Task brief:
Copy the records below exactly, starting at the line that contains "Reproduce this chart" and ending at the line that contains "const rightTicks = [38500, 39400, 40300, 41200, 42100, 43000];"; leave out any pictures.

Information provided:
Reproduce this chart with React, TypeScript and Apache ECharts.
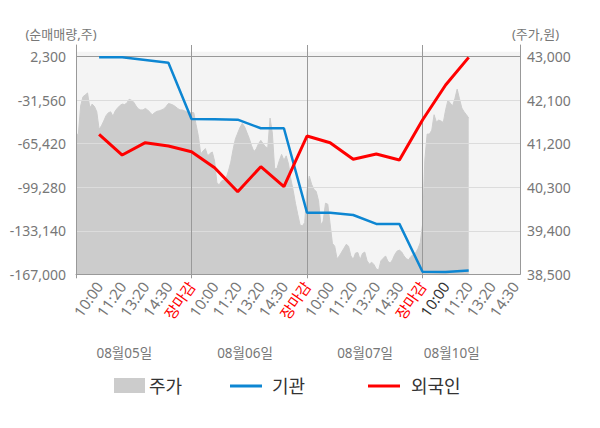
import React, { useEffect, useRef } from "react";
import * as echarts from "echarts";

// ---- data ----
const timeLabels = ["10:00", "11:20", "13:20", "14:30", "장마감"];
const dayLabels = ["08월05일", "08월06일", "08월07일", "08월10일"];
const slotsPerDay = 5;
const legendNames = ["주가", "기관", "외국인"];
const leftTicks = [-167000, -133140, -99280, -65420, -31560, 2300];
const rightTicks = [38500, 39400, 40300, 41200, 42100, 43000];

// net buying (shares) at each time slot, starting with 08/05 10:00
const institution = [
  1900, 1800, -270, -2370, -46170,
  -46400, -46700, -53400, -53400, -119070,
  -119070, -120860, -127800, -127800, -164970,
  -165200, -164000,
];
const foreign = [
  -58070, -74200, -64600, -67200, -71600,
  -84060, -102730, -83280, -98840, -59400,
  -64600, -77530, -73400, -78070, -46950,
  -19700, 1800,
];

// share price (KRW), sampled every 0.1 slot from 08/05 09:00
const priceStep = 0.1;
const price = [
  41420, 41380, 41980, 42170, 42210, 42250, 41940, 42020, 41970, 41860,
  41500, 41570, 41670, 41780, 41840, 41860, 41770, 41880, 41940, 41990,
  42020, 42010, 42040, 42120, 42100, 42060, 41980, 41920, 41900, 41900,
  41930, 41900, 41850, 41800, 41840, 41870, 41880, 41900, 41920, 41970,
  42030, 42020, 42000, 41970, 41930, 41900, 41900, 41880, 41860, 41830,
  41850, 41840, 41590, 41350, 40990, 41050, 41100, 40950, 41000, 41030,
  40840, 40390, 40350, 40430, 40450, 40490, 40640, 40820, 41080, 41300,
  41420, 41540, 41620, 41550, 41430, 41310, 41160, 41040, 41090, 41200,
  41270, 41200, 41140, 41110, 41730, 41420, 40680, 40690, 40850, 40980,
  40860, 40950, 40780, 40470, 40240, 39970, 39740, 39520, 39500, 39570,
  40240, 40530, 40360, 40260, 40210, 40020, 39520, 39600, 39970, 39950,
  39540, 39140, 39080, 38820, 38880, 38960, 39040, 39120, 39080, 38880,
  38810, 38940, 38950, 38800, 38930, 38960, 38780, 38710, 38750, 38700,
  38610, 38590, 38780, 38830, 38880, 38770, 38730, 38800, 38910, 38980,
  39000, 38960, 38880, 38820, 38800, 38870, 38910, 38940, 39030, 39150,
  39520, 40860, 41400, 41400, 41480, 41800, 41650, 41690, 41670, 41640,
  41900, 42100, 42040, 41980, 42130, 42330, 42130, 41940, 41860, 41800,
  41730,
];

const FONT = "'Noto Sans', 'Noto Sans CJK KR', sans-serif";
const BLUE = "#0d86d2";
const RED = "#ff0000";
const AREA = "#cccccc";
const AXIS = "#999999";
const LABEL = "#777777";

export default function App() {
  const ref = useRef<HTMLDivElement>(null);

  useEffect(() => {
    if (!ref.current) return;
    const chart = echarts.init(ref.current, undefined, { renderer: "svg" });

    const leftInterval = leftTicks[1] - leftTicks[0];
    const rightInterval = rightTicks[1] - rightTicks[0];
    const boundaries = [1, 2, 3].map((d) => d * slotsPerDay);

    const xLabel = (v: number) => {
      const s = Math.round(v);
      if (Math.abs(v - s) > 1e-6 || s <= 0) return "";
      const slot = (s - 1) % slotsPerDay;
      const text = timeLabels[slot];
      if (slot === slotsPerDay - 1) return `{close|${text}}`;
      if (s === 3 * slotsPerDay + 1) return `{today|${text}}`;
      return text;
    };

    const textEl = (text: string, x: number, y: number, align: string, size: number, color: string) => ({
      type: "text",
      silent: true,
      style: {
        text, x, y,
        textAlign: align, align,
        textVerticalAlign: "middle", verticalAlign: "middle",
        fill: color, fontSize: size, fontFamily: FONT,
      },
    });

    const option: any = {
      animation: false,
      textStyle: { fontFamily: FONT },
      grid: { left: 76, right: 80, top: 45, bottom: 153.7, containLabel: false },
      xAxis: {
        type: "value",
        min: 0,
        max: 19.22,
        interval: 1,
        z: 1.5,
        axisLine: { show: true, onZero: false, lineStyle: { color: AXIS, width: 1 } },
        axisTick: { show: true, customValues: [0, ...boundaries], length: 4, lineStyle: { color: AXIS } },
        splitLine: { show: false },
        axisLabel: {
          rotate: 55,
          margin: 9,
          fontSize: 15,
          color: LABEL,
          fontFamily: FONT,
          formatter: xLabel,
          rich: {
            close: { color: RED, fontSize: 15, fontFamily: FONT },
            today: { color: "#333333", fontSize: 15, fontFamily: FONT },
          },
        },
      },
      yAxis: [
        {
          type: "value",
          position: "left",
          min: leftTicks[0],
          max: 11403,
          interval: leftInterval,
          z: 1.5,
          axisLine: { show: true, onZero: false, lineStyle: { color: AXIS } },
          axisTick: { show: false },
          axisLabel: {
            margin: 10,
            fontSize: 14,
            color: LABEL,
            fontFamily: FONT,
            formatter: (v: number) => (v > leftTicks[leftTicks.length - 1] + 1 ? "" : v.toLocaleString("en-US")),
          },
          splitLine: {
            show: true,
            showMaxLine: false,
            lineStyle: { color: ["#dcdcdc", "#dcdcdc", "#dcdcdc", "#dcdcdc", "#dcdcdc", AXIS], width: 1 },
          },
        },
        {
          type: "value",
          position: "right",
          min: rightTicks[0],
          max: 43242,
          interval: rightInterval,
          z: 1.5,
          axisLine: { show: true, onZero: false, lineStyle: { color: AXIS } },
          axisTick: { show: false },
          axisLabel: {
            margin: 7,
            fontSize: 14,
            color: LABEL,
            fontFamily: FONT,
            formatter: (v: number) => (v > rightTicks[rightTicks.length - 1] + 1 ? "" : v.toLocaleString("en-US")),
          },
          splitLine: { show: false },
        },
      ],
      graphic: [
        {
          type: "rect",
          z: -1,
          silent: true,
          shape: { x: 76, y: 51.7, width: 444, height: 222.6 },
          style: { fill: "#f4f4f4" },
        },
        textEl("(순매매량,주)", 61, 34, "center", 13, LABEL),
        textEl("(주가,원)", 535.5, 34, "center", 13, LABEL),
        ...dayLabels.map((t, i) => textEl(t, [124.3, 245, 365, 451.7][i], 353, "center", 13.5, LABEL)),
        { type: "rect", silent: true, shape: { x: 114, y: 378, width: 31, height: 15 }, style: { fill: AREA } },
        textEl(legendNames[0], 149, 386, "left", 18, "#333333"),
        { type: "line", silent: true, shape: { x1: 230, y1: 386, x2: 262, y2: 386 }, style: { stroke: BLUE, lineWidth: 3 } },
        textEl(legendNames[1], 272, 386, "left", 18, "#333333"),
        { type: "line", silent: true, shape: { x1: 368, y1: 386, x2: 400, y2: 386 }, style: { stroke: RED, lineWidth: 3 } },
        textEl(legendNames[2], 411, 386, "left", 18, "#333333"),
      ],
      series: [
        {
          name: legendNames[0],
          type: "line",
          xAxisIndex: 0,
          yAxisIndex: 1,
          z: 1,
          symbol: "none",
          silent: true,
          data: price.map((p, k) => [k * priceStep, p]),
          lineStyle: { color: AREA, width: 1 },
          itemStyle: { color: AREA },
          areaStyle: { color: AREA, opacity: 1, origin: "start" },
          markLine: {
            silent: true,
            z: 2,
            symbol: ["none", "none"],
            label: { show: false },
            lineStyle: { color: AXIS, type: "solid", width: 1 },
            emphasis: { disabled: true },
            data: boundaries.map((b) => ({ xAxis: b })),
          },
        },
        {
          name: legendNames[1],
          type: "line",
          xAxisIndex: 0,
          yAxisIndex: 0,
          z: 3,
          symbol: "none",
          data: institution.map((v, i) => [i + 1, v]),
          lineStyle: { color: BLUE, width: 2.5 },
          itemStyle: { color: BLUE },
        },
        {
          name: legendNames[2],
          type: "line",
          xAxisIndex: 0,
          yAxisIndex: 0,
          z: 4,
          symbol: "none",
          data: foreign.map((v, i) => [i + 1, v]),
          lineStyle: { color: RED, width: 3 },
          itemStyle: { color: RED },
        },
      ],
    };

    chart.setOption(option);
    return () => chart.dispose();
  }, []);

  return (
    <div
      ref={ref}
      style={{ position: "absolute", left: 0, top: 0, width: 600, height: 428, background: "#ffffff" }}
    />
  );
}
...
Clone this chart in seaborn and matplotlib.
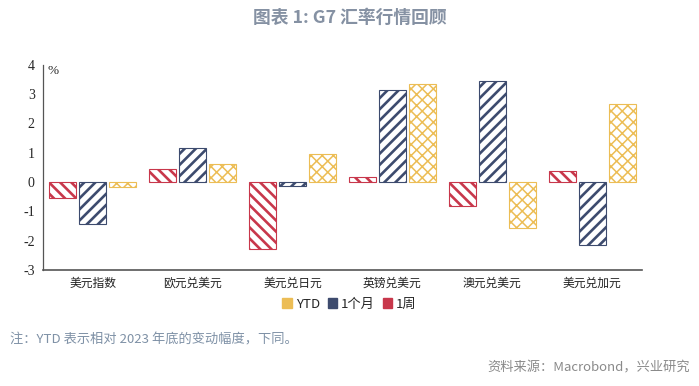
---
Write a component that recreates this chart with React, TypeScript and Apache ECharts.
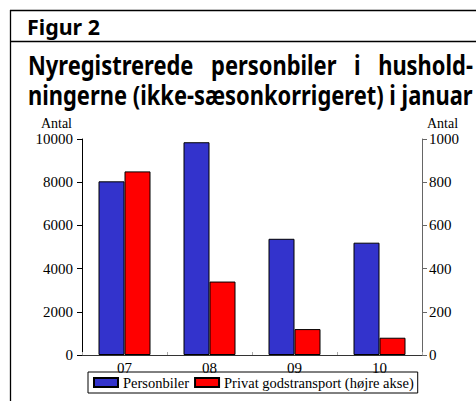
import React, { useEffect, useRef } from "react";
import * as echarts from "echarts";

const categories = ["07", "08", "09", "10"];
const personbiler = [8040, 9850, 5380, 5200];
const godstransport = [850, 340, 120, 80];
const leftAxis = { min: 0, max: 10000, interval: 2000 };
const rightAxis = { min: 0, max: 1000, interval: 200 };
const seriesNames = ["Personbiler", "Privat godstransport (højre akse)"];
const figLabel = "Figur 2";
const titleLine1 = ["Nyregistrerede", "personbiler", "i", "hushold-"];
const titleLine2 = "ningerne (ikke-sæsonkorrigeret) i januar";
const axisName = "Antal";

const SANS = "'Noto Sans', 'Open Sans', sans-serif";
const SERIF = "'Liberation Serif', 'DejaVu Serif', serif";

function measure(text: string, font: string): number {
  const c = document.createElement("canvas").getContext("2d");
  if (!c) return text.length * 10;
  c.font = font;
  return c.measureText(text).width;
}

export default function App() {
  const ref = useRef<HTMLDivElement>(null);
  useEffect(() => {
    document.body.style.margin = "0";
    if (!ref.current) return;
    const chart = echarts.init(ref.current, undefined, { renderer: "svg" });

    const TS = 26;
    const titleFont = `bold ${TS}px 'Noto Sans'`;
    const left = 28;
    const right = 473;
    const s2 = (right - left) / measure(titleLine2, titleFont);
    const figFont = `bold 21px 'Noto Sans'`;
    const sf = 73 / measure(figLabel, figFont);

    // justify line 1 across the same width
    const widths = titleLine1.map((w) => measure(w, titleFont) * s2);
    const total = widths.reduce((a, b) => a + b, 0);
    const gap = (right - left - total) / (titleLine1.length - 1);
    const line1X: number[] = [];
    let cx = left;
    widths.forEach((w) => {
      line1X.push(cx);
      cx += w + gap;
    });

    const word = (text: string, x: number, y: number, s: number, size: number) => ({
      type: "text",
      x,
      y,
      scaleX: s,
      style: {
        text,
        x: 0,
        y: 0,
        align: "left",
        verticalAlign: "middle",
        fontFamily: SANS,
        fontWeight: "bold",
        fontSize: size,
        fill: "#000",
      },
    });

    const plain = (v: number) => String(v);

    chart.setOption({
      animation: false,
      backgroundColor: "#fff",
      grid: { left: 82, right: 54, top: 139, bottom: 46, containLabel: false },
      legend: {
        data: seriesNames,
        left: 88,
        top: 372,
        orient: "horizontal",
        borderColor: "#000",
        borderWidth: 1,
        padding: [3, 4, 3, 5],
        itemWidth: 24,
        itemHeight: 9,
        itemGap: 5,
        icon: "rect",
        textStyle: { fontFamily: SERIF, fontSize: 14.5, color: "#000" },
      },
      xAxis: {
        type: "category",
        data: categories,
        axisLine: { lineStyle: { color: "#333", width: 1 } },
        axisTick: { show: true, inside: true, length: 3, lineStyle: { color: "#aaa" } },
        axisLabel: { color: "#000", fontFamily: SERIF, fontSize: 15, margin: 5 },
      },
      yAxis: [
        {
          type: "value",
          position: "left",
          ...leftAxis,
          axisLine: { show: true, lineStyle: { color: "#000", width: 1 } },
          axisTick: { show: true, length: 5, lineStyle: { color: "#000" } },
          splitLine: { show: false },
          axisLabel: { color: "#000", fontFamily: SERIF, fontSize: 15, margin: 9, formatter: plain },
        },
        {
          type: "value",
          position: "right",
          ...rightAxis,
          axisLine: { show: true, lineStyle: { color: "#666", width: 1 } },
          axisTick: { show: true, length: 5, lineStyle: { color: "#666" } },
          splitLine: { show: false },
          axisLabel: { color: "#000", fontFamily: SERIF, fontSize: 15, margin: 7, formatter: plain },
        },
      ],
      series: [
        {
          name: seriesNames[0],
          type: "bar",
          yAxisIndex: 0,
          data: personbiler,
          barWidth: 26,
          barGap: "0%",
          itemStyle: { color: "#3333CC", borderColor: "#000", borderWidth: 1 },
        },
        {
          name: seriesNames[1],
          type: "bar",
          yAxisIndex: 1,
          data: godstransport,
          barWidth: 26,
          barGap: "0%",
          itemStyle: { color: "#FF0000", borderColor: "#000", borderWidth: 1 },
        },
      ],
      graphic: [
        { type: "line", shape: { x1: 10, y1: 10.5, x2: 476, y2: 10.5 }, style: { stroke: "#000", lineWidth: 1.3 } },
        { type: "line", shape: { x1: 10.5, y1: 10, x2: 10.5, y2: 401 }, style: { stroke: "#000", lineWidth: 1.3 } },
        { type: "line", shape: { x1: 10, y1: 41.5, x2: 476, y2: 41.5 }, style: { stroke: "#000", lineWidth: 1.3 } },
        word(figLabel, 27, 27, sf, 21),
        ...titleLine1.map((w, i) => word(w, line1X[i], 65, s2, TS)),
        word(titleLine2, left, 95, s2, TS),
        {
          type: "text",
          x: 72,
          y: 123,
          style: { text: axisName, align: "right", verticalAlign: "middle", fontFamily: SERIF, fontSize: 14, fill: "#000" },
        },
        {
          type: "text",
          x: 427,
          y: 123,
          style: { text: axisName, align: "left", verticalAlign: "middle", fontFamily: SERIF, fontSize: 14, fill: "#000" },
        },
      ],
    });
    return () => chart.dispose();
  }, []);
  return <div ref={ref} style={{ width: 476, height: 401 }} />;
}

Final result:
Reproduce this chart with React, TypeScript and Apache ECharts.
import React, { useEffect, useRef } from "react";
import * as echarts from "echarts";

// ---- data ----
const timeLabels = ["10:00", "11:20", "13:20", "14:30", "장마감"];
const dayLabels = ["08월05일", "08월06일", "08월07일", "08월10일"];
const slotsPerDay = 5;
const legendNames = ["주가", "기관", "외국인"];
const leftTicks = [-167000, -133140, -99280, -65420, -31560, 2300];
const rightTicks = [38500, 39400, 40300, 41200, 42100, 43000];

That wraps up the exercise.